_Record list_.
────────────────────

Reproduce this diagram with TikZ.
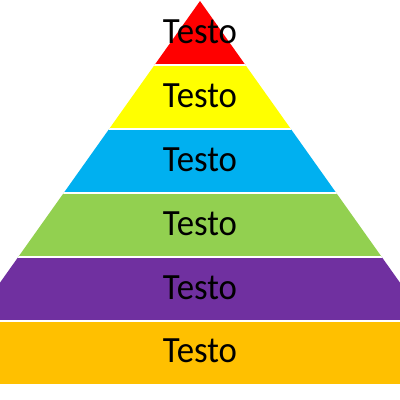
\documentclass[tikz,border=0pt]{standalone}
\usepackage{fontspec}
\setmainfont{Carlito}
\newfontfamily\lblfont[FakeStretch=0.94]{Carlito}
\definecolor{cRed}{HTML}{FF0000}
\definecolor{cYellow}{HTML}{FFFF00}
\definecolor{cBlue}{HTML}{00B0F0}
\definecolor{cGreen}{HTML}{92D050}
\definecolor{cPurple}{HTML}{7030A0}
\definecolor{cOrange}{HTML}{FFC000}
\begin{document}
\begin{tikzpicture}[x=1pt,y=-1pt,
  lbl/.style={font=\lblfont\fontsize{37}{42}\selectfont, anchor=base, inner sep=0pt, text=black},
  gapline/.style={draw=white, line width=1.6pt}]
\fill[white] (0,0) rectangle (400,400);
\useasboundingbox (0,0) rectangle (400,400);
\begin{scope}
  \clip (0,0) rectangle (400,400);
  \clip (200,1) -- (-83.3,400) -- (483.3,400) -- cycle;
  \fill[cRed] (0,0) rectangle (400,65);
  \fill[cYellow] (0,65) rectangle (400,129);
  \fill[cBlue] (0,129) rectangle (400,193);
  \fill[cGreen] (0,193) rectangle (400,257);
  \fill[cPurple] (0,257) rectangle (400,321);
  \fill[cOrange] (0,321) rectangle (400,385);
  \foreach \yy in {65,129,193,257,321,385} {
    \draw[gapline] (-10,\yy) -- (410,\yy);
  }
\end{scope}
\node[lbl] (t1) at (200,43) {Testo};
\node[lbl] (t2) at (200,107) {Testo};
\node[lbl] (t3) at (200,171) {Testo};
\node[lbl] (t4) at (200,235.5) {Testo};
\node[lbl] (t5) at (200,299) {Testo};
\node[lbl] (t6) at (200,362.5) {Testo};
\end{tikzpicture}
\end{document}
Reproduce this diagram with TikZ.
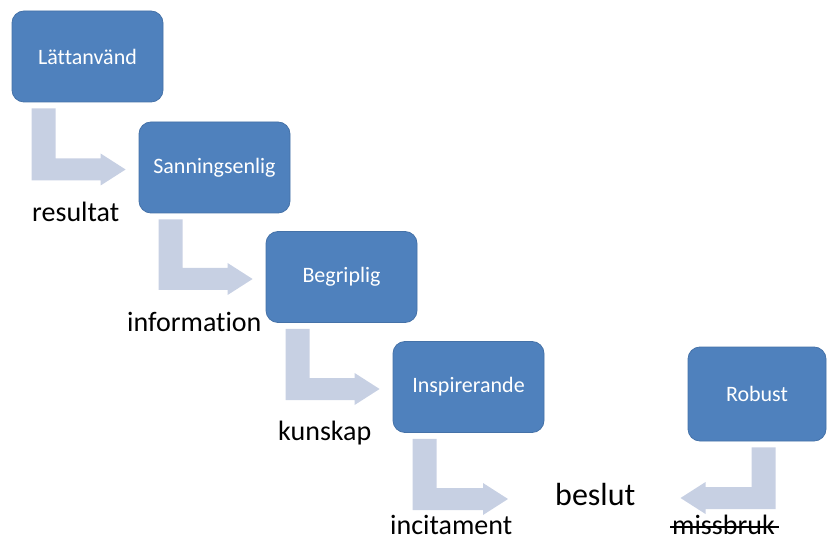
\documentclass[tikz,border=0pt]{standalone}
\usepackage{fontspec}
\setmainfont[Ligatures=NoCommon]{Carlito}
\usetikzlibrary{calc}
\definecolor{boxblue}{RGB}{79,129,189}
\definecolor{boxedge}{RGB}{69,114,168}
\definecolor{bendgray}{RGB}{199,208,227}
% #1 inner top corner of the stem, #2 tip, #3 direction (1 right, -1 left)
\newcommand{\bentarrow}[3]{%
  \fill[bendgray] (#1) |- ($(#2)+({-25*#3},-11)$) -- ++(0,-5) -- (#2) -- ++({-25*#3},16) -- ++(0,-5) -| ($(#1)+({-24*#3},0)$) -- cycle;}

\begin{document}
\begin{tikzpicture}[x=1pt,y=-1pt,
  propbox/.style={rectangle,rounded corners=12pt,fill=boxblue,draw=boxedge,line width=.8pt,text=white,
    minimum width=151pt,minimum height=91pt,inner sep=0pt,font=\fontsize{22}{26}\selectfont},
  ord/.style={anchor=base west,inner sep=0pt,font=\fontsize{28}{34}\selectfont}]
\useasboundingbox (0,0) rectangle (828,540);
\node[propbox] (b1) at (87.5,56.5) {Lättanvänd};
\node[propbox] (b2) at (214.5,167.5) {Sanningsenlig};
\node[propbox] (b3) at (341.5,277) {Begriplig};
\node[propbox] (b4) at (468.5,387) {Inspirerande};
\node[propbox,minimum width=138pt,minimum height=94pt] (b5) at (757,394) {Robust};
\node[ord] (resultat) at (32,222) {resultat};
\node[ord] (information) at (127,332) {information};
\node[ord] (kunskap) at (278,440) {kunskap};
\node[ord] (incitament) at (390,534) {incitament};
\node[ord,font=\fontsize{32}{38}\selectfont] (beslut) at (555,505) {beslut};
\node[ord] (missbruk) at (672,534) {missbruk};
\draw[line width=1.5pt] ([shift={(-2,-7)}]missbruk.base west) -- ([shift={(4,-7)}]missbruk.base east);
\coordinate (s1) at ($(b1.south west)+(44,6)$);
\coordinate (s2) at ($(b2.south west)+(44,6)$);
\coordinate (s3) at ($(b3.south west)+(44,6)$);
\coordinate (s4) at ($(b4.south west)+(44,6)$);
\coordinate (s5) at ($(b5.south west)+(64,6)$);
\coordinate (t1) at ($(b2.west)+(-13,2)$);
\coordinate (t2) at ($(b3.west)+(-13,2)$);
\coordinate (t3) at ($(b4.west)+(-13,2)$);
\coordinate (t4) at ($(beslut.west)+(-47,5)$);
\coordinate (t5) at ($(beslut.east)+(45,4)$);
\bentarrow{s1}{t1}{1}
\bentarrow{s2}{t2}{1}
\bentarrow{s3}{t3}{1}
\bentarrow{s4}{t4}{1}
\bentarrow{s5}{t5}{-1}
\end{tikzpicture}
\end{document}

────────────────────

_Given exercise_. Repeat the data exactly, without the pictures.

_Answer below_.
Reproduce this diagram with TikZ.
\documentclass[tikz,border=0pt]{standalone}
\usepackage{fontspec}
\setmainfont{Carlito}
\newfontfamily\lblfont[FakeStretch=0.94]{Carlito}
\definecolor{cRed}{HTML}{FF0000}
\definecolor{cYellow}{HTML}{FFFF00}
\definecolor{cBlue}{HTML}{00B0F0}
\definecolor{cGreen}{HTML}{92D050}
\definecolor{cPurple}{HTML}{7030A0}
\definecolor{cOrange}{HTML}{FFC000}
\begin{document}
\begin{tikzpicture}[x=1pt,y=-1pt,
  lbl/.style={font=\lblfont\fontsize{37}{42}\selectfont, anchor=base, inner sep=0pt, text=black},
  gapline/.style={draw=white, line width=1.6pt}]
\fill[white] (0,0) rectangle (400,400);
\useasboundingbox (0,0) rectangle (400,400);
\begin{scope}
  \clip (0,0) rectangle (400,400);
  \clip (200,1) -- (-83.3,400) -- (483.3,400) -- cycle;
  \fill[cRed] (0,0) rectangle (400,65);
  \fill[cYellow] (0,65) rectangle (400,129);
  \fill[cBlue] (0,129) rectangle (400,193);
  \fill[cGreen] (0,193) rectangle (400,257);
  \fill[cPurple] (0,257) rectangle (400,321);
  \fill[cOrange] (0,321) rectangle (400,385);
  \foreach \yy in {65,129,193,257,321,385} {
    \draw[gapline] (-10,\yy) -- (410,\yy);
  }
\end{scope}
\node[lbl] (t1) at (200,43) {Testo};
\node[lbl] (t2) at (200,107) {Testo};
\node[lbl] (t3) at (200,171) {Testo};
\node[lbl] (t4) at (200,235.5) {Testo};
\node[lbl] (t5) at (200,299) {Testo};
\node[lbl] (t6) at (200,362.5) {Testo};
\end{tikzpicture}
\end{document}
Reproduce this diagram with TikZ.
\documentclass[tikz,border=0pt]{standalone}
\usepackage{fontspec}
\setmainfont[Ligatures=NoCommon]{Carlito}
\usetikzlibrary{calc}
\definecolor{boxblue}{RGB}{79,129,189}
\definecolor{boxedge}{RGB}{69,114,168}
\definecolor{bendgray}{RGB}{199,208,227}
% #1 inner top corner of the stem, #2 tip, #3 direction (1 right, -1 left)
\newcommand{\bentarrow}[3]{%
  \fill[bendgray] (#1) |- ($(#2)+({-25*#3},-11)$) -- ++(0,-5) -- (#2) -- ++({-25*#3},16) -- ++(0,-5) -| ($(#1)+({-24*#3},0)$) -- cycle;}

\begin{document}
\begin{tikzpicture}[x=1pt,y=-1pt,
  propbox/.style={rectangle,rounded corners=12pt,fill=boxblue,draw=boxedge,line width=.8pt,text=white,
    minimum width=151pt,minimum height=91pt,inner sep=0pt,font=\fontsize{22}{26}\selectfont},
  ord/.style={anchor=base west,inner sep=0pt,font=\fontsize{28}{34}\selectfont}]
\useasboundingbox (0,0) rectangle (828,540);
\node[propbox] (b1) at (87.5,56.5) {Lättanvänd};
\node[propbox] (b2) at (214.5,167.5) {Sanningsenlig};
\node[propbox] (b3) at (341.5,277) {Begriplig};
\node[propbox] (b4) at (468.5,387) {Inspirerande};
\node[propbox,minimum width=138pt,minimum height=94pt] (b5) at (757,394) {Robust};
\node[ord] (resultat) at (32,222) {resultat};
\node[ord] (information) at (127,332) {information};
\node[ord] (kunskap) at (278,440) {kunskap};
\node[ord] (incitament) at (390,534) {incitament};
\node[ord,font=\fontsize{32}{38}\selectfont] (beslut) at (555,505) {beslut};
\node[ord] (missbruk) at (672,534) {missbruk};
\draw[line width=1.5pt] ([shift={(-2,-7)}]missbruk.base west) -- ([shift={(4,-7)}]missbruk.base east);
\coordinate (s1) at ($(b1.south west)+(44,6)$);
\coordinate (s2) at ($(b2.south west)+(44,6)$);
\coordinate (s3) at ($(b3.south west)+(44,6)$);
\coordinate (s4) at ($(b4.south west)+(44,6)$);
\coordinate (s5) at ($(b5.south west)+(64,6)$);
\coordinate (t1) at ($(b2.west)+(-13,2)$);
\coordinate (t2) at ($(b3.west)+(-13,2)$);
\coordinate (t3) at ($(b4.west)+(-13,2)$);
\coordinate (t4) at ($(beslut.west)+(-47,5)$);
\coordinate (t5) at ($(beslut.east)+(45,4)$);
\bentarrow{s1}{t1}{1}
\bentarrow{s2}{t2}{1}
\bentarrow{s3}{t3}{1}
\bentarrow{s4}{t4}{1}
\bentarrow{s5}{t5}{-1}
\end{tikzpicture}
\end{document}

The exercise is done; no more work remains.